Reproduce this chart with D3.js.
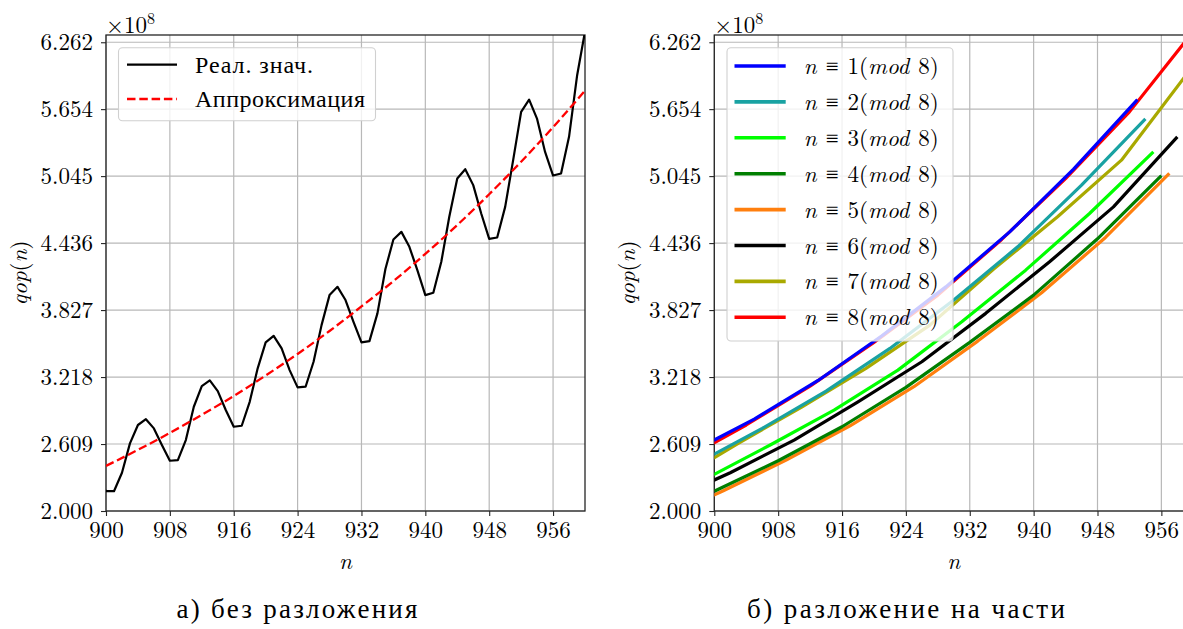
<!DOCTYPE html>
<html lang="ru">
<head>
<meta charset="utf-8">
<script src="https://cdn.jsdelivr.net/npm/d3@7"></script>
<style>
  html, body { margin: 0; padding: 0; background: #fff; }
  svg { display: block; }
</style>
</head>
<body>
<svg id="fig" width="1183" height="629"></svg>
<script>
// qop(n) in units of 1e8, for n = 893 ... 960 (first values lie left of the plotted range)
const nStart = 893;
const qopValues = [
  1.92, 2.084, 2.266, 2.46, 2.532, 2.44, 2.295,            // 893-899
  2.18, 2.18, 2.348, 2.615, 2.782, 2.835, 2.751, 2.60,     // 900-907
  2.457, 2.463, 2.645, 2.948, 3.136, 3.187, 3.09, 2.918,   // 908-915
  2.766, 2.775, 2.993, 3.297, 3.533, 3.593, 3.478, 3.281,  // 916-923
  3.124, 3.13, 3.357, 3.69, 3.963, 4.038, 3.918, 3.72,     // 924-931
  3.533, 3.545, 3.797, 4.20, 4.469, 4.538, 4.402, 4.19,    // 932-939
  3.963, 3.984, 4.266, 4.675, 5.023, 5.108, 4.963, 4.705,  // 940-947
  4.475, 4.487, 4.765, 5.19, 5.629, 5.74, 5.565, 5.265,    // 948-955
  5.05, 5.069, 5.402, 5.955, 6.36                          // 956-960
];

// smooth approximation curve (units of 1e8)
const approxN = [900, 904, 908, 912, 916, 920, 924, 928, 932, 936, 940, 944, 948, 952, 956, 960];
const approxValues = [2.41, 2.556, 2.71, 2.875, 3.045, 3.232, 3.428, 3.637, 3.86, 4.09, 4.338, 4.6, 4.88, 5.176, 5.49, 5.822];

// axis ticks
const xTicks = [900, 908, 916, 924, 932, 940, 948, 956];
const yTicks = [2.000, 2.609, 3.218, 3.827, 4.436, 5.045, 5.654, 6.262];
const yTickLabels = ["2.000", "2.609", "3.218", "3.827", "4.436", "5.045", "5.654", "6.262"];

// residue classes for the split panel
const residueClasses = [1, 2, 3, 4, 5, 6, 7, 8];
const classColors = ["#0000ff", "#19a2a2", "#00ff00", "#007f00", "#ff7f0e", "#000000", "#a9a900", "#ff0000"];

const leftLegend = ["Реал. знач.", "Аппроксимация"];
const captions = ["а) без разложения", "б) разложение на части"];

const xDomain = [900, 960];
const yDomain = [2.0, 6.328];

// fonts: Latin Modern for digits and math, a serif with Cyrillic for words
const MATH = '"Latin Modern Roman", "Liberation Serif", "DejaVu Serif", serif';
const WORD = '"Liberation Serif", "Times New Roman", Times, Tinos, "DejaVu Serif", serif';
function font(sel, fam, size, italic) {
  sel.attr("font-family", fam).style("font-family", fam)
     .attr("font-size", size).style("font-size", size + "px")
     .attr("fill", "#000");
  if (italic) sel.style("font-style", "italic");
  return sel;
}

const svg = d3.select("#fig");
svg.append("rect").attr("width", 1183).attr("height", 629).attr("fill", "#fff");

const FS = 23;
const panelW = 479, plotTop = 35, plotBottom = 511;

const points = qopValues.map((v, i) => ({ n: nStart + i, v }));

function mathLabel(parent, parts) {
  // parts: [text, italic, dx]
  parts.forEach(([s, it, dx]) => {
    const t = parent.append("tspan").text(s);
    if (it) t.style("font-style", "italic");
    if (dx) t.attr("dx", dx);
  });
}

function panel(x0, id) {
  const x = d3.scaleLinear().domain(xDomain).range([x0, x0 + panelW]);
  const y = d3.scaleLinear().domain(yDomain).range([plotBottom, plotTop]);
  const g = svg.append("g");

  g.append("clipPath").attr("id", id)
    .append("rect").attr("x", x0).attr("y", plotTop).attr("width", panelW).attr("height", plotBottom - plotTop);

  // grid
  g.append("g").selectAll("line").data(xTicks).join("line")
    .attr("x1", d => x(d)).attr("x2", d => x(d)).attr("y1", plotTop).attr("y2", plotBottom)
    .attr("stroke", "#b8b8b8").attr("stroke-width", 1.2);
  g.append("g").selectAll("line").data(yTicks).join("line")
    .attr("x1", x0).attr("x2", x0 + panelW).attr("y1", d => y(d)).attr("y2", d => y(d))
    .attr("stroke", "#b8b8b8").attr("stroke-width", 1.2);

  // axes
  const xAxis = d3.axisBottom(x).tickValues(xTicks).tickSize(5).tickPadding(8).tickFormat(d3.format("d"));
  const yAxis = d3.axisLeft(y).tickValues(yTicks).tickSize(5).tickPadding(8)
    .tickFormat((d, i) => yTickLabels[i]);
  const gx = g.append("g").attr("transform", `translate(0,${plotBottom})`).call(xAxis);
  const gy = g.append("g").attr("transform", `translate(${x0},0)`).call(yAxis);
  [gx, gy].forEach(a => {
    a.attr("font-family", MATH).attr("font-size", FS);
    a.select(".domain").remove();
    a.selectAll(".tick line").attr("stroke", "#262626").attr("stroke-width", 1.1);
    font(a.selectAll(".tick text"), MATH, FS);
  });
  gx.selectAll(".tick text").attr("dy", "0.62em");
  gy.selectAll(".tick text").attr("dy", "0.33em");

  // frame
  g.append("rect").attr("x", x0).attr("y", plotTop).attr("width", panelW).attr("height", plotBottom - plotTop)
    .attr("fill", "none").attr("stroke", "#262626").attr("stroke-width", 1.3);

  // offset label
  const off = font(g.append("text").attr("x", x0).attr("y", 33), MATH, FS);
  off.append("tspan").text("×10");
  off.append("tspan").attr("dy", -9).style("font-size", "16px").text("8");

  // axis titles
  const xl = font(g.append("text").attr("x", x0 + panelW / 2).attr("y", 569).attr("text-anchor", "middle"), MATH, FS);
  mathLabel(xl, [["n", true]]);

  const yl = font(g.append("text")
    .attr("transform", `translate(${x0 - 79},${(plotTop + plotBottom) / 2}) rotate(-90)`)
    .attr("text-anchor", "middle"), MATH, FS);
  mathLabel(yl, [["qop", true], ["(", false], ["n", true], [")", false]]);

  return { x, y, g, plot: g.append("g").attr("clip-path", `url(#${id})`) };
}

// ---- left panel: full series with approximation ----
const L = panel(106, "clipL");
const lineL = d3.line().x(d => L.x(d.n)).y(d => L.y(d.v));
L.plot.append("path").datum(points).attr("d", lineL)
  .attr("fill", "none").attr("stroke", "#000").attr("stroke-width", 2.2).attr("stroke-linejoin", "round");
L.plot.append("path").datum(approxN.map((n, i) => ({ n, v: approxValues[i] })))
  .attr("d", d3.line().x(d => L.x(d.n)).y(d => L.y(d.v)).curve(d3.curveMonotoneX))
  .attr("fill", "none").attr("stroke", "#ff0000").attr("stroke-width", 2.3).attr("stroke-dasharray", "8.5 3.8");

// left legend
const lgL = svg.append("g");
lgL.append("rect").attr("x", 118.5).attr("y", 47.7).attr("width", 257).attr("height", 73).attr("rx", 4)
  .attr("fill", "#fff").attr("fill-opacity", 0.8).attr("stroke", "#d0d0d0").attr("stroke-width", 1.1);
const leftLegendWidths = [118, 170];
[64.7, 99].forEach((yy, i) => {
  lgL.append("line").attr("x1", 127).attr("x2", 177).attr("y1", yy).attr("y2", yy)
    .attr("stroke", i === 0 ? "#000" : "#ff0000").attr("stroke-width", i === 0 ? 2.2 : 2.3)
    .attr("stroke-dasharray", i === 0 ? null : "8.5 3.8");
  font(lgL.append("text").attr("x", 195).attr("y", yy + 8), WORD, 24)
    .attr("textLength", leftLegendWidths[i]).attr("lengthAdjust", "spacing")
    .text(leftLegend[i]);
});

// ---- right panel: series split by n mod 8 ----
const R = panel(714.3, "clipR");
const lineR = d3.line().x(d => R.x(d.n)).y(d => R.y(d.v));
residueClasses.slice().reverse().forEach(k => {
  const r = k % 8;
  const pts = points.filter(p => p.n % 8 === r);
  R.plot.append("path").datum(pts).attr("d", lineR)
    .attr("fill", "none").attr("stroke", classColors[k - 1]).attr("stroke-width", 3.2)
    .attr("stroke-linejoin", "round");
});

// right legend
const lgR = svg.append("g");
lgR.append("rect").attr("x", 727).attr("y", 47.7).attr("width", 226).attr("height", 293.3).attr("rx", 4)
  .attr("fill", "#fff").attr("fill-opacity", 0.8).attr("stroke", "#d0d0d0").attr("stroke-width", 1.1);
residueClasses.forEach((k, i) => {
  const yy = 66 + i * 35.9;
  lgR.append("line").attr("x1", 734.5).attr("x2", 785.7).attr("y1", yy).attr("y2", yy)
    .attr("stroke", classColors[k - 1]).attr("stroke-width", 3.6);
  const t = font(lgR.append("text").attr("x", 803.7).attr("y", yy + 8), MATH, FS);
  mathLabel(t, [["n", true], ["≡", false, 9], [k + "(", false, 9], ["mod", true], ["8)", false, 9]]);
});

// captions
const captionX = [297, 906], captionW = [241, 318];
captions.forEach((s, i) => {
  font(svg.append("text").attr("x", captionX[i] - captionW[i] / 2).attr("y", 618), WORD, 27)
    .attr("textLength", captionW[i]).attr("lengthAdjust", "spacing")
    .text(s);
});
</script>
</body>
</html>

### Prompt
Quote, please, every line of the material above from its start through the line that has "const yDomain = [2.0, 6.328];", reproducing the words exactly and dropping any images.

### Output of the task
Reproduce this chart with D3.js.
<!DOCTYPE html>
<html lang="ru">
<head>
<meta charset="utf-8">
<script src="https://cdn.jsdelivr.net/npm/d3@7"></script>
<style>
  html, body { margin: 0; padding: 0; background: #fff; }
  svg { display: block; }
</style>
</head>
<body>
<svg id="fig" width="1183" height="629"></svg>
<script>
// qop(n) in units of 1e8, for n = 893 ... 960 (first values lie left of the plotted range)
const nStart = 893;
const qopValues = [
  1.92, 2.084, 2.266, 2.46, 2.532, 2.44, 2.295,            // 893-899
  2.18, 2.18, 2.348, 2.615, 2.782, 2.835, 2.751, 2.60,     // 900-907
  2.457, 2.463, 2.645, 2.948, 3.136, 3.187, 3.09, 2.918,   // 908-915
  2.766, 2.775, 2.993, 3.297, 3.533, 3.593, 3.478, 3.281,  // 916-923
  3.124, 3.13, 3.357, 3.69, 3.963, 4.038, 3.918, 3.72,     // 924-931
  3.533, 3.545, 3.797, 4.20, 4.469, 4.538, 4.402, 4.19,    // 932-939
  3.963, 3.984, 4.266, 4.675, 5.023, 5.108, 4.963, 4.705,  // 940-947
  4.475, 4.487, 4.765, 5.19, 5.629, 5.74, 5.565, 5.265,    // 948-955
  5.05, 5.069, 5.402, 5.955, 6.36                          // 956-960
];

// smooth approximation curve (units of 1e8)
const approxN = [900, 904, 908, 912, 916, 920, 924, 928, 932, 936, 940, 944, 948, 952, 956, 960];
const approxValues = [2.41, 2.556, 2.71, 2.875, 3.045, 3.232, 3.428, 3.637, 3.86, 4.09, 4.338, 4.6, 4.88, 5.176, 5.49, 5.822];

// axis ticks
const xTicks = [900, 908, 916, 924, 932, 940, 948, 956];
const yTicks = [2.000, 2.609, 3.218, 3.827, 4.436, 5.045, 5.654, 6.262];
const yTickLabels = ["2.000", "2.609", "3.218", "3.827", "4.436", "5.045", "5.654", "6.262"];

// residue classes for the split panel
const residueClasses = [1, 2, 3, 4, 5, 6, 7, 8];
const classColors = ["#0000ff", "#19a2a2", "#00ff00", "#007f00", "#ff7f0e", "#000000", "#a9a900", "#ff0000"];

const leftLegend = ["Реал. знач.", "Аппроксимация"];
const captions = ["а) без разложения", "б) разложение на части"];

const xDomain = [900, 960];
const yDomain = [2.0, 6.328];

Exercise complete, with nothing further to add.